Vendors back on Lilongwe streets ‘courtesy of Bingu’

By Wanga Gwede, Nyasa Times

Vendors have started selling their merchandise in the streets of Malawi’s capital Lilongwe claiming President Bingu wa Mutharika allowed them to do so.

But presidential spokesman Hetherwick Ntaba said Mutharika never gave that directive when he met vendors.

Almost all streets of the Malawian capital, Lilongwe, from Kamuzu Procession Road, Chirambula road up to Malangalanga Road have a multitude of vendors selling all sorts of goods making it difficult for people to move on the streets or enter shops.

The vendors have even covered some lanes on main streets with their commodities. The vendors also sell their goods on the pathways, corridors of shops even entrances to shops.

Leader of the vendors, Richard Chunga, said President Mutharika encouraged them to trade at any place of their choice including the streets.

Vendors; Back in the streets

He said Mutharika said this when he visited shops vandalized during July 20 anti-government demonstrations.

“President Mutharika in his own words said vendors are free to sell their commodities at a place they wished,” said Chunga. “He said this during his whistle stop tour in Lilongwe and near Tsoka Market.”

But Ntaba said Mutharika has been quoted out of context.

“The President did not order vendors to go back on the streets.
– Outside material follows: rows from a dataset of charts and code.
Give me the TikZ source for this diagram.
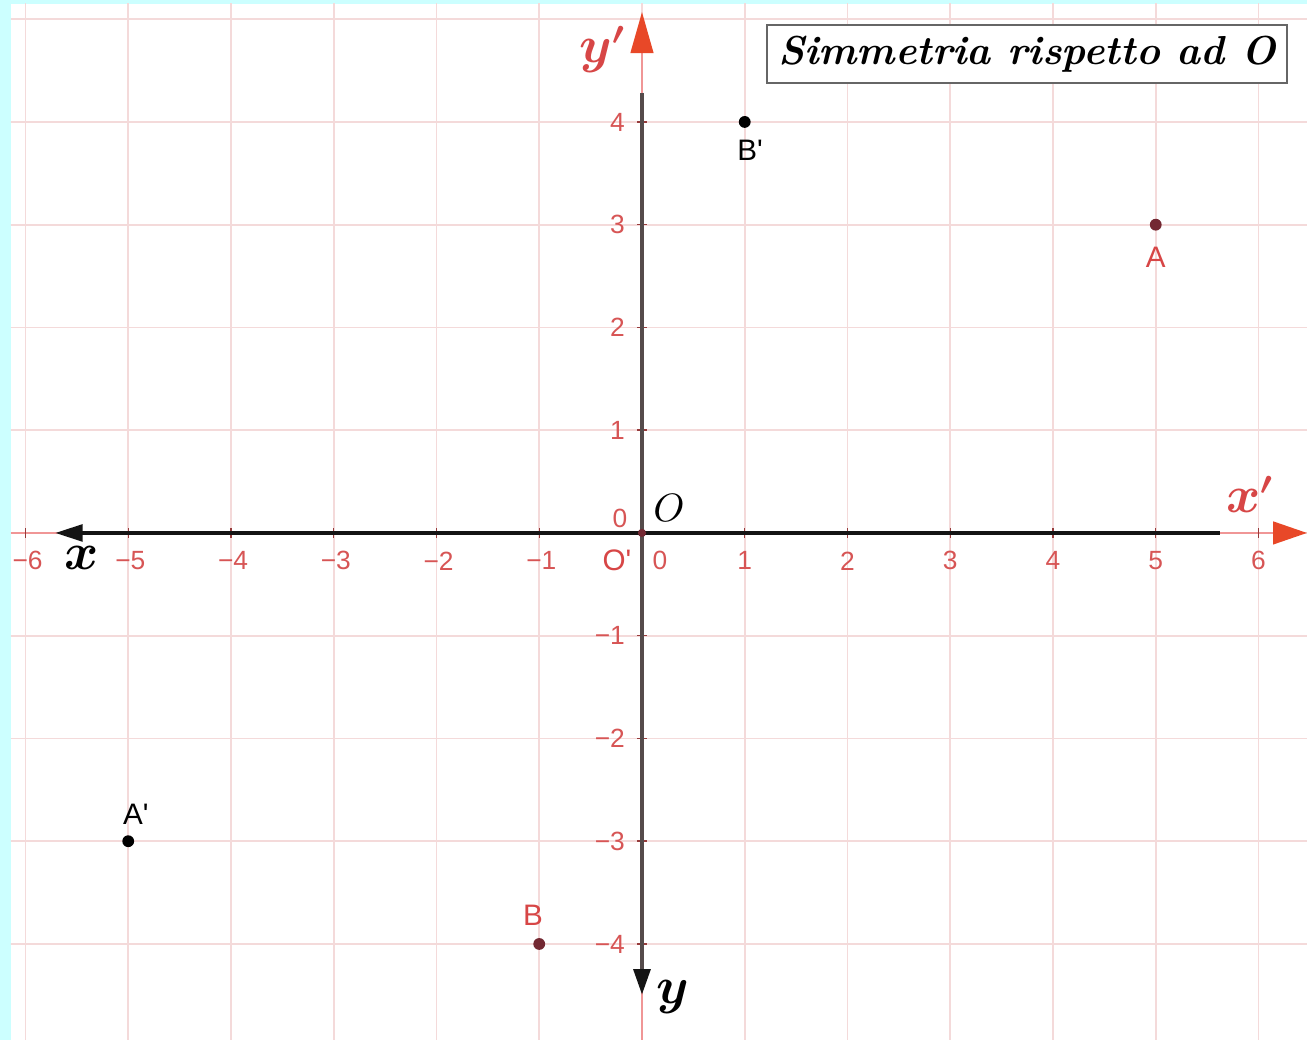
\documentclass[tikz,border=0pt]{standalone}
\usepackage{fontspec}
\usepackage{amsmath}
\usetikzlibrary{arrows.meta}
\newfontfamily\labfont{Liberation Sans}
\definecolor{cyanbg}{RGB}{204,255,255}
\definecolor{gridc}{RGB}{244,218,218}
\definecolor{redaxis}{RGB}{240,150,150}
\definecolor{redarrow}{RGB}{232,72,40}
\definecolor{ticklab}{RGB}{215,85,85}
\definecolor{ptred}{RGB}{115,40,50}
\definecolor{labred}{RGB}{215,70,70}
\definecolor{darkx}{RGB}{20,20,20}
\definecolor{darky}{RGB}{85,75,75}
\begin{document}
\begin{tikzpicture}[x=1cm,y=1cm,
  gridline/.style={gridc, line width=0.45pt},
  raxis/.style={redaxis, line width=0.7pt},
  bxaxis/.style={darkx, line width=1.2pt},
  byaxis/.style={darky, line width=1.2pt},
  tickmark/.style={ticklab!70!black, line width=0.4pt},
  ticklabel/.style={ticklab, font=\labfont\fontsize{7.3}{8}\selectfont, inner sep=0pt},
  axlab/.style={font=\fontsize{13.5}{15}\selectfont, inner sep=0pt},
  ptdot/.style={circle, fill, inner sep=0pt, minimum size=0.115cm},
  ptlab/.style={font=\labfont\fontsize{8.2}{9}\selectfont, inner sep=0pt},
  titlebox/.style={draw=black!60, line width=0.6pt, fill=white, minimum width=5.06cm, minimum height=0.564cm, inner sep=0pt,
     font=\fontsize{11.2}{13}\selectfont\bfseries\itshape}
]
\useasboundingbox (-6.248,-4.934) rectangle (6.472,5.187);
\fill[cyanbg] (-6.248,-4.934) rectangle (6.472,5.187);
\fill[white] (-6.141,-4.934) rectangle (6.472,5.148);
\begin{scope}
  \clip (-6.141,-4.934) rectangle (6.472,5.148);
  \foreach \i in {-6,...,6} \draw[gridline] (\i,-5) -- (\i,5.3);
  \foreach \j in {-4,...,5} \draw[gridline] (-6.3,\j) -- (6.6,\j);
\end{scope}
% red (original) axes
\draw[raxis, -{Triangle[length=0.33cm,width=0.22cm,color=redarrow]}] (-6.141,0) -- (6.472,0);
\draw[raxis, -{Triangle[length=0.40cm,width=0.22cm,color=redarrow]}] (0,-4.934) -- (0,5.07);
\foreach \i in {-6,...,-1,1,2,...,6} \draw[tickmark] (\i,0.045) -- (\i,-0.045);
\foreach \j in {-4,...,-1,1,2,...,4} \draw[tickmark] (-0.045,\j) -- (0.045,\j);
% black (transformed) axes
\coordinate (xs) at (5.625,0);
\coordinate (xe) at (-5.713,0);
\coordinate (ys) at (0,4.282);
\coordinate (ye) at (0,-4.496);
\draw[bxaxis, -{Triangle[length=0.27cm,width=0.16cm]}] (xs) -- (xe);
\draw[byaxis, -{Triangle[length=0.25cm,width=0.16cm,color=darkx]}] (ys) -- (ye);
% origin
\node[ptdot, ptred, minimum size=0.08cm] (O) at (0,0) {};
% tick labels
\foreach \i in {-6,...,-1} \node[ticklabel] (tx\i) at (\i+0.02,-0.272) {−\the\numexpr-\i\relax};
\foreach \i in {1,...,6} \node[ticklabel] (tx\i) at (\i,-0.272) {\i};
\foreach \j in {-4,...,-1} \node[ticklabel, anchor=east] (ty\j) at (-0.16,\j) {−\the\numexpr-\j\relax};
\foreach \j in {1,...,4} \node[ticklabel, anchor=east] (ty\j) at (-0.16,\j) {\j};
\node[ticklabel] (zeroA) at (-0.214,0.146) {0};
\node[ticklabel] (zeroB) at (0.175,-0.272) {0};
\node[ptlab, labred] (Oprime) at (-0.243,-0.265) {O'};
% axis labels
\node[axlab, black, anchor=base] (xlab) at (-5.45,-0.36) {$\boldsymbol{x}$};
\node[axlab, black, anchor=base] (ylab) at (0.302,-4.584) {$\boldsymbol{y}$};
\node[axlab, labred, anchor=base] (xplab) at (5.917,0.195) {$\boldsymbol{x'}$};
\node[axlab, labred, anchor=base] (yplab) at (-0.38,4.574) {$\boldsymbol{y'}$};
\node[font=\fontsize{11}{13}\selectfont, inner sep=0pt] (Olab) at (0.263,0.243) {$O$};
% points
\node[ptdot, ptred] (A) at (5,3) {};
\node[ptdot, ptred] (B) at (-1,-4) {};
\node[ptdot, black] (Ap) at (-5,-3) {};
\node[ptdot, black] (Bp) at (1,4) {};
\node[ptlab, labred] (Alab) at (5,2.686) {A};
\node[ptlab, labred] (Blab) at (-1.061,-3.718) {B};
\node[ptlab, black] (Aplab) at (-4.925,-2.735) {A'};
\node[ptlab, black] (Bplab) at (1.051,3.727) {B'};
% title
\node[titlebox] (title) at (3.747,4.662) {Simmetria rispetto ad O};
\end{tikzpicture}
\end{document}
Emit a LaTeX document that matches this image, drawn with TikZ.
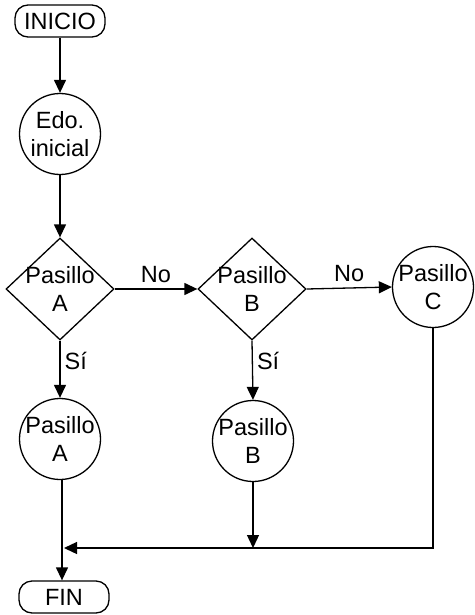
\documentclass[tikz,border=0pt]{standalone}
\usepackage{fontspec}
\setmainfont{Liberation Sans}
\usetikzlibrary{arrows.meta,shapes.geometric}
\begin{document}
\begin{tikzpicture}[x=1pt,y=-1pt,
  every node/.style={font=\fontsize{23.5}{28}\selectfont},
  line/.style={line width=1.3pt},
  arr/.style={line, -{Triangle[length=13pt,width=12pt]}},
  term/.style={draw, line width=1.3pt, rounded corners=13pt, minimum width=90pt, minimum height=32pt, inner sep=0pt},
  state/.style={draw, circle, line width=1.3pt, minimum size=81pt, inner sep=-6pt, align=center},
  decision/.style={draw, diamond, line width=1.3pt, minimum width=108pt, minimum height=102pt, inner sep=0pt},
  lbl/.style={inner sep=0pt}
]
\useasboundingbox (0,0) rectangle (474,615);
\node[term] (ini) at (60,21) {INICIO};
\node[state] (edo) at (60,134) {Edo.\\inicial};
\node[decision, label={[align=center,font=\fontsize{23.5}{28}\selectfont]center:Pasillo\\A}] (da) at (60,289) {};
\node[decision, label={[align=center,font=\fontsize{23.5}{28}\selectfont]center:Pasillo\\B}] (db) at (252,289) {};
\node[state] (pc) at (433,287) {Pasillo\\C};
\node[state] (pa) at (60,439) {Pasillo\\A};
\node[state] (pb) at (253,441) {Pasillo\\B};
\node[term] (fin) at (64,597) {FIN};
\coordinate (j) at (62,548);

\draw[arr] (ini) -- (edo);
\draw[arr] (edo) -- (da.north);
\draw[arr] (da.east) -- node[lbl, above=6pt] {No} (db.west);
\draw[arr] (db.east) -- node[lbl, above=6pt] {No} (pc.west);
\draw[arr] (da.south) -- node[lbl, pos=0.35, right=4pt] {Sí} (pa.north);
\draw[arr] (db.south) -- node[lbl, pos=0.35, right=4pt] {Sí} (pb.north);
\draw[arr] (pa.south -| j) -- (j |- fin.north);
\draw[arr] (pb.south) -- (pb.south |- j);
\draw[arr] (pc.south) -- (pc.south |- j) -- ([xshift=2pt]j);
\end{tikzpicture}
\end{document}
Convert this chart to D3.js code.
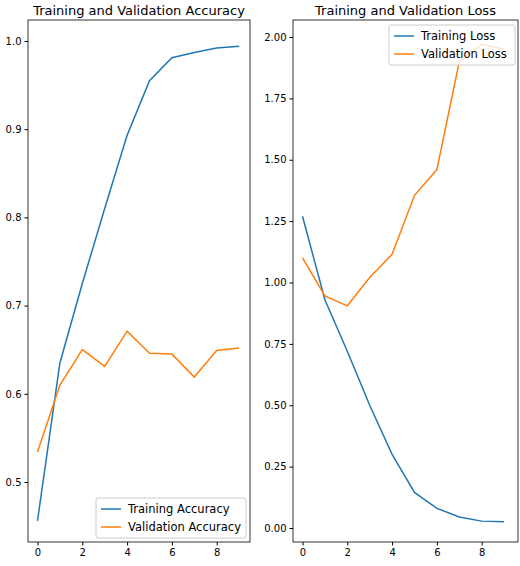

He never said that,” said Ntaba.

The presidential spin-doctor said “it is the work of the opposition” to push vendors on the streets to incite anarchy.

“We’re also aware that some opposition functionaries have hijacked the whole thing. They’re encouraging the vendors to go back unto the streets in order to alienate the president from the vendors,” he told Zodiak Radio.

“In fact, we’ve information that the opposition wanted to use these vendors to throw events on the 17 and 18 August, 2011 into disarray, thereby blaming the government for the fracas,” Ntaba claimed.

Lilongwe City Council Chief Executive Kelvin Mmangisa said they will engage the vendors in dialogue to move them out of the streets.

Vendors said they will not leave the streets saying they made no money in the designated market authorities wanted them to trade from, saying they were not ideal for profitable trading.

Street vending mushroomed in Malawi when the regime of former President Bakili Muluzi liberalised the economy in the early 1990s.

Muluzi encouraged informal trading, saying it was part of his poverty eradication programme.